José Arcadio Segundo is the only survivor of a massacre of workers on a banana plantation for an American fruit company when they demanded better working conditions. The army opened fire on the workers until José Arcadio Segundo wakes to find himself on a train of corpses to be thrown into the sea like rotten bananas. Yes, an American fruit company was responsible for the dire working conditions of Hispanic labourers and repressed their attempts to unionise and protest. Gabriel García Márquez didn’t just make this up. 

La Matanza de las Bananeras is a real historical event that occurred in Colombia in 1928 when the Colombian army opened fire on a worker’s strike asking for a six-day working week and compensation for accidents at work among other basic demands that we in the UK take for granted today. The death toll of the workers ranges from 100 to 5000 due to censorship of the event, and there is little information on the details of the matter. Nevertheless, it remains in Colombia’s historical memory and One Hundred Years of Solitude has worked as a historical source to recount the event along with other writers such as Álvaro Cepeda Samudio. I think it is events like this and their coverage that dissuades us in the United Kingdom (and even more in the United States) from learning about our history with Latin American countries. It is not uncommon for American, Canadian, and British corporations to exploit the natural resources and labour in Central and South America, from extractivism on indigenous grounds to the Chilean dictatorship of General Pinochet being called a ‘strong friend of Britain’ by none other than Margaret Thatcher, not to mention her ending a programme for Argentinian refugees during their inconceivably violent military dictatorship. 

The concealment of Britain’s dark legacy of colonialism and neoliberalist intervention requires the ignorance of the countries that have been on the receiving end of it. A lot of the political discourse follows the usual 20th-century pattern of trade benefits outweighing the loss of civil liberties and thousands of lives in the process. I can understand why we didn’t learn about Latin America at school unless we absolutely had to for historical context.

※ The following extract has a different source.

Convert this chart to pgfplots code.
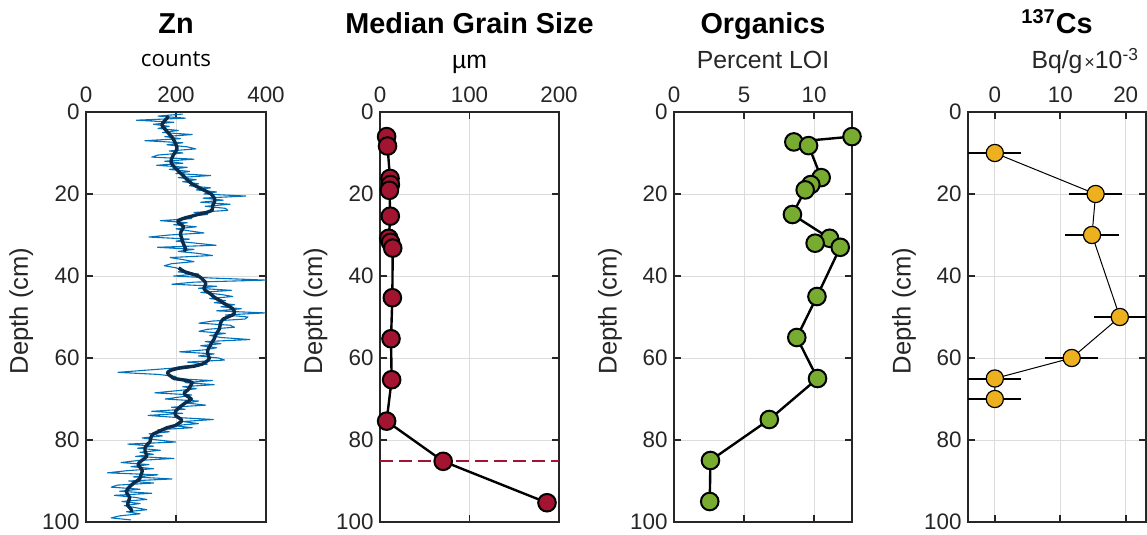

But to continue hiding from our legacy also robs us of learning about the incredibly fascinating elements of Latin America that are both beautiful and enlightening. 

We have seen the faces of Frida Kahlo and Diego Rivera, we have all heard Latin American music whether it be reggaetón or Argentine tango, and confrontation of our dark past with Latin America can open us up to when the extremely diverse and varied continent has to teach us.